McGuire has also had a hand in recruiting White from Amarillo Tascosa along with Baylor co-offensive coordinator and running backs coach Jeff Nixon.
“Coach McGuire is a good coach No. 1 and you also feel super comfortable just knowing him,” Plunk said. “I have no problems with the Baylor coaching staff because I know the players are going be treated well. The coaches there are energetic, good guys who are in it for the right reasons.”
White will be the second Tascosa defensive back the Bears have recruited in recent years after cornerback Tion Wright’s tenure from 2014-16. Wright came to Baylor after one season at Moorpark (Calif.) College.

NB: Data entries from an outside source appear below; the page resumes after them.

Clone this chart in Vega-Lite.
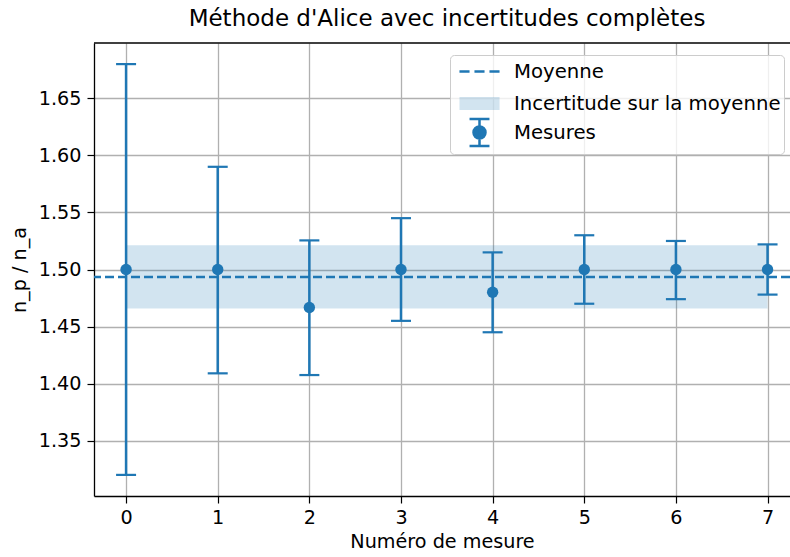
{
  "$schema": "https://vega.github.io/schema/vega-lite/v6.json",
  "autosize": {"type": "none"},
  "padding": {"left": 94, "top": 43, "right": 0, "bottom": 60},
  "width": 696,
  "height": 453,
  "background": "white",
  "title": {
    "text": "Méthode d'Alice avec incertitudes complètes",
    "font": "DejaVu Sans",
    "fontSize": 23,
    "fontWeight": "normal",
    "color": "black",
    "baseline": "bottom",
    "offset": 9,
    "dx": 5,
    "dy": 21
  },
  "config": {
    "view": {"stroke": null},
    "axis": {
      "labelFont": "DejaVu Sans",
      "labelFontSize": 19.2,
      "labelColor": "black",
      "titleFont": "DejaVu Sans",
      "titleFontSize": 19.2,
      "titleFontWeight": "normal",
      "titleColor": "black",
      "tickColor": "black",
      "tickSize": 7,
      "tickWidth": 1.2,
      "domainColor": "black",
      "domainWidth": 1.3,
      "gridColor": "#b0b0b0",
      "gridWidth": 1.3
    },
    "legend": {
      "labelFont": "DejaVu Sans",
      "labelFontSize": 19.7,
      "labelColor": "black"
    }
  },
  "datasets": {
    "meas": [
      {"n": 0, "v": 1.5, "lo": 1.32, "hi": 1.68},
      {"n": 1, "v": 1.5, "lo": 1.409, "hi": 1.59},
      {"n": 2, "v": 1.4667, "lo": 1.4075, "hi": 1.5255},
      {"n": 3, "v": 1.5, "lo": 1.455, "hi": 1.545},
      {"n": 4, "v": 1.48, "lo": 1.445, "hi": 1.515},
      {"n": 5, "v": 1.5, "lo": 1.47, "hi": 1.53},
      {"n": 6, "v": 1.5, "lo": 1.474, "hi": 1.525},
      {"n": 7, "v": 1.5, "lo": 1.478, "hi": 1.522}
    ],
    "band": [
      {"x0": 0, "x1": 7, "lo": 1.4658, "hi": 1.5213}
    ],
    "mean": [
      {"m": 1.4935}
    ]
  },
  "layer": [
    {
      "data": {"name": "band"},
      "mark": {"type": "rect", "fillOpacity": 0.2},
      "encoding": {
        "x": {
          "field": "x0", "type": "quantitative",
          "scale": {"domain": [-0.35, 7.245], "nice": false, "zero": false},
          "axis": {"values": [0, 1, 2, 3, 4, 5, 6, 7], "format": "d", "title": "Numéro de mesure", "labelPadding": 5, "titlePadding": 5, "grid": true}
        },
        "x2": {"field": "x1"},
        "y": {
          "field": "lo", "type": "quantitative",
          "scale": {"domain": [1.3015, 1.6985], "nice": false, "zero": false},
          "axis": {"values": [1.35, 1.4, 1.45, 1.5, 1.55, 1.6, 1.65], "format": ".2f", "title": "n_p / n_a", "labelPadding": 6, "titlePadding": 9, "grid": true}
        },
        "y2": {"field": "hi"},
        "color": {
          "datum": "Incertitude sur la moyenne",
          "scale": {
            "domain": ["Moyenne", "Incertitude sur la moyenne", "Mesures"],
            "range": ["#1f77b4", "#1f77b4", "#1f77b4"]
          },
          "legend": {
            "title": null,
            "orient": "none",
            "legendX": 356,
            "legendY": 12,
            "padding": 3,
            "rowPadding": -3,
            "symbolSize": 576,
            "symbolOffset": 13,
            "labelOffset": 21,
            "labelLimit": 400,
            "fillColor": "rgba(255,255,255,0.8)",
            "strokeColor": "#cccccc",
            "cornerRadius": 4,
            "encode": {
              "symbols": {
                "update": {
                  "shape": {"signal": "datum.value === 'Moyenne' ? 'M0,-1.125M0,1.125M-1.67,0H-0.83M-0.42,0H0.42M0.83,0H1.67' : (datum.value === 'Mesures' ? 'M-0.83,-1.125H0.83M0,-1.125V1.125M-0.83,1.125H0.83M0.5,0A0.5,0.5 0 1 1 -0.5,0A0.5,0.5 0 1 1 0.5,0Z' : 'M0,-1.125M0,1.125M-1.67,-0.54H1.67V0.54H-1.67Z')"},
                  "fill": {"signal": "datum.value === 'Moyenne' ? 'transparent' : '#1f77b4'"},
                  "fillOpacity": {"signal": "datum.value === 'Incertitude sur la moyenne' ? 0.2 : 1"},
                  "stroke": {"value": "#1f77b4"},
                  "strokeOpacity": {"signal": "datum.value === 'Incertitude sur la moyenne' ? 0 : 1"},
                  "strokeWidth": {"value": 2.5},
                  "strokeDash": {"value": []},
                  "opacity": {"value": 1},
                  "size": {"value": 576}
                }
              }
            }
          }
        }
      }
    },
    {
      "data": {"name": "mean"},
      "mark": {"type": "rule", "strokeWidth": 2.5, "strokeDash": [9, 4]},
      "encoding": {
        "y": {"field": "m", "type": "quantitative"},
        "color": {"datum": "Moyenne"}
      }
    },
    {
      "data": {"name": "meas"},
      "mark": {"type": "rule", "strokeWidth": 2.5, "color": "#1f77b4"},
      "encoding": {
        "x": {"field": "n", "type": "quantitative"},
        "y": {"field": "lo", "type": "quantitative"},
        "y2": {"field": "hi"}
      }
    },
    {
      "data": {"name": "meas"},
      "mark": {"type": "tick", "orient": "horizontal", "size": 20, "thickness": 2.2, "color": "#1f77b4", "opacity": 1},
      "encoding": {
        "x": {"field": "n", "type": "quantitative"},
        "y": {"field": "lo", "type": "quantitative"}
      }
    },
    {
      "data": {"name": "meas"},
      "mark": {"type": "tick", "orient": "horizontal", "size": 20, "thickness": 2.2, "color": "#1f77b4", "opacity": 1},
      "encoding": {
        "x": {"field": "n", "type": "quantitative"},
        "y": {"field": "hi", "type": "quantitative"}
      }
    },
    {
      "data": {"name": "meas"},
      "mark": {"type": "point", "filled": true, "opacity": 1, "size": 130},
      "encoding": {
        "x": {"field": "n", "type": "quantitative"},
        "y": {"field": "v", "type": "quantitative"},
        "color": {"datum": "Mesures"}
      }
    },
    {
      "data": {"name": "mean"},
      "mark": {"type": "rule", "strokeWidth": 1.3, "color": "black"},
      "encoding": {
        "y": {"datum": 1.6985, "type": "quantitative"}
      }
    }
  ]
}
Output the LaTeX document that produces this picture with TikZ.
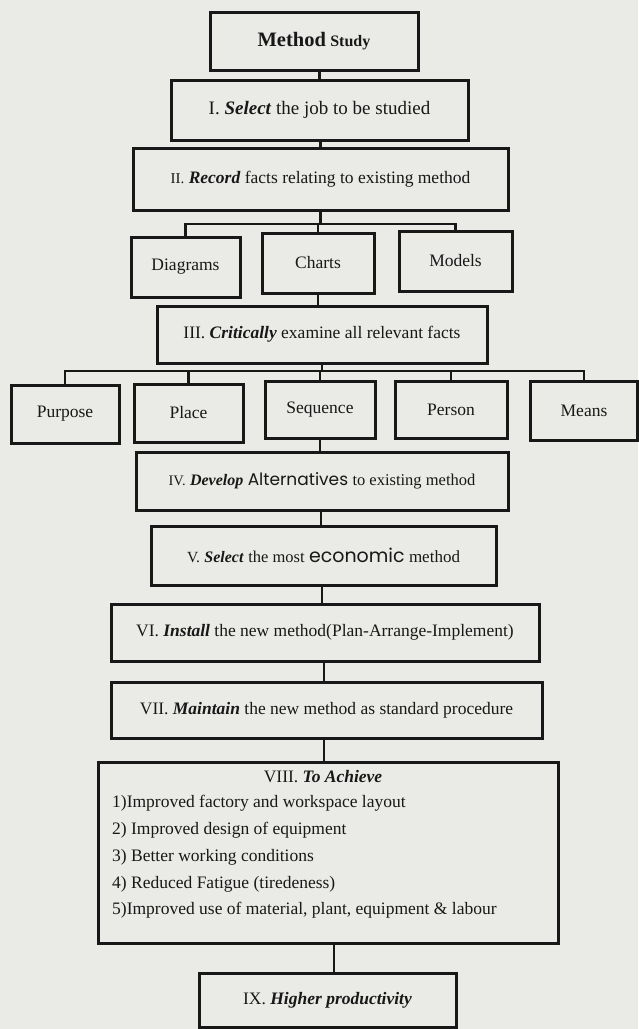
\documentclass[tikz,border=0pt]{standalone}
\usepackage{fontspec}
\setmainfont{Liberation Serif}
\newfontfamily\geo{Poppins}
\definecolor{bgc}{RGB}{234,235,231}
\definecolor{ink}{RGB}{24,24,24}
\newcommand\kw[1]{\textbf{\textit{#1}}}
\newcommand\fs[1]{\fontsize{#1}{#1}\selectfont}
\begin{document}
\begin{tikzpicture}[x=1pt,y=-1pt]
\tikzset{
  box/.style={draw=ink, line width=3pt, fill=bgc, inner sep=0pt, align=center,
    font=\fs{17.5}, text=ink},
  conn/.style={draw=ink, line width=2.8pt},
  txt/.style={inner sep=0pt, text=ink, font=\fs{17.5}}
}
\fill[bgc] (0,0) rectangle (638,1029);
\useasboundingbox (0,0) rectangle (638,1029);

\node[box, minimum width=208pt, minimum height=58pt] (ms) at (314,41)
  {{\bfseries\fs{20.5}Method} {\bfseries\fs{16}Study}};
\node[box, minimum width=297pt, minimum height=60pt, font=\fs{19}] (s1) at (319.5,110)
  {I. \kw{Select} the job to be studied};
\node[box, minimum width=375pt, minimum height=62pt] (s2) at (320.5,179)
  {{\fs{15}II.} \kw{Record} facts relating to existing method};

\node[box, minimum width=109pt, minimum height=60pt] (dia) at (185.5,267) {Diagrams};
\node[box, minimum width=112pt, minimum height=60pt] (cha) at (318,263) {Charts};
\node[box, minimum width=113pt, minimum height=60pt] (mod) at (455.5,261) {Models};

\node[box, minimum width=330pt, minimum height=57pt] (s3) at (322,334.5)
  {III. \kw{Critically} examine all relevant facts};

\node[box, minimum width=108pt, minimum height=58pt] (pur) at (65,414) {Purpose};
\node[box, minimum width=109pt, minimum height=58pt] (pla) at (188.5,413) {Place};
\node[box, minimum width=110pt, minimum height=57pt] (seq) at (320,409.5) {Sequence};
\node[box, minimum width=112pt, minimum height=57pt] (per) at (451,409.5) {Person};
\node[box, minimum width=107pt, minimum height=59pt] (mea) at (584,410.5) {Means};

\node[box, minimum width=372pt, minimum height=58pt] (s4) at (322,481)
  {{\fs{14.5}IV.} {\fs{16}\kw{Develop}} {\geo\fs{17}Alternatives} {\fs{16.5}to existing method}};
\node[box, minimum width=345pt, minimum height=59pt] (s5) at (323.5,555.5)
  {{\fs{15.5}V.} {\fs{16}\kw{Select}} {\fs{16.5}the most} {\geo\fs{19}economic} {\fs{17}method}};
\node[box, minimum width=428pt, minimum height=57pt] (s6) at (325,632.5)
  {VI. \kw{Install} the new method(Plan-Arrange-Implement)};
\node[box, minimum width=431pt, minimum height=56pt] (s7) at (326.5,710)
  {VII. \kw{Maintain} the new method as standard procedure};
\node[box, minimum width=460pt, minimum height=181pt] (s8) at (328,852.5) {};
\node[txt] (t8) at (323,777) {VIII. \kw{To Achieve}};
\node[txt, align=left, anchor=west, font=\fontsize{17.5}{26.75}\selectfont] (l8) at (112,857)
  {1)Improved factory and workspace layout\\
   2) Improved design of equipment\\
   3) Better working conditions\\
   4) Reduced Fatigue (tiredeness)\\
   5)Improved use of material, plant, equipment \& labour};
\node[box, minimum width=257pt, minimum height=54pt] (s9) at (327.5,1000)
  {IX. \kw{Higher productivity}};

% connectors
\draw[conn] (s1.north) -- (s1.north |- ms.south);
\draw[conn] (s2.north) -- (s2.north |- s1.south);
\coordinate (b1) at (320,224);
\draw[conn] (s2.south) -- (s2.south |- b1);
\draw[conn] (dia.north) |- (b1) -| (mod.north);
\draw[conn] (cha.north) -- (cha.north |- b1);
\draw[conn] (cha.south) -- (cha.south |- s3.north);
\coordinate (b2) at (322,371);
\draw[conn] (s3.south) -- (s3.south |- b2);
\draw[conn] (pur.north) |- (b2) -| (mea.north);
\draw[conn] (pla.north) -- (pla.north |- b2);
\draw[conn] (seq.north) -- (seq.north |- b2);
\draw[conn] (per.north) -- (per.north |- b2);
\draw[conn] (seq.south) -- (seq.south |- s4.north);
\draw[conn] ([xshift=-1pt]s4.south) -- ([xshift=-1pt]s4.south |- s5.north);
\draw[conn] ([xshift=-1.5pt]s5.south) -- ([xshift=-1.5pt]s5.south |- s6.north);
\draw[conn] ([xshift=-1pt]s6.south) -- ([xshift=-1pt]s6.south |- s7.north);
\draw[conn] ([xshift=-2.5pt]s7.south) -- ([xshift=-2.5pt]s7.south |- s8.north);
\draw[conn] ([xshift=6pt]s8.south) -- ([xshift=6pt]s8.south |- s9.north);
\end{tikzpicture}
\end{document}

White is versatile enough that he could play cornerback or wide receiver for the Bears. He also plans to join the Baylor track team after running the 100 meters and the 4x100 and 4x200-meter relays for Tascosa. He said he was clocked at 10.45 seconds in the 100 meters this spring.
“I want to do whatever’s best for the team,” White said. “I would say my speed and route running are what I bring to the table as a receiver. I also think my length and speed help me be productive as a cornerback.”
College recruiters knew their way to Amarillo since White’s older brother, Charleston White, played cornerback at Washington State through last fall.
White committed to Baylor after getting offers from Arkansas, Kansas and Syracuse and receiving interest from schools like TCU, Texas A&M and Notre Dame. He’s eager to get his shot to begin playing college football for the Bears in 2019.
Like other West Texas players, he’s glad the Baylor coaches have expanded their recruiting footprint.
“I love everything about Baylor,” White said. “I like their tradition and it feels like home to me.”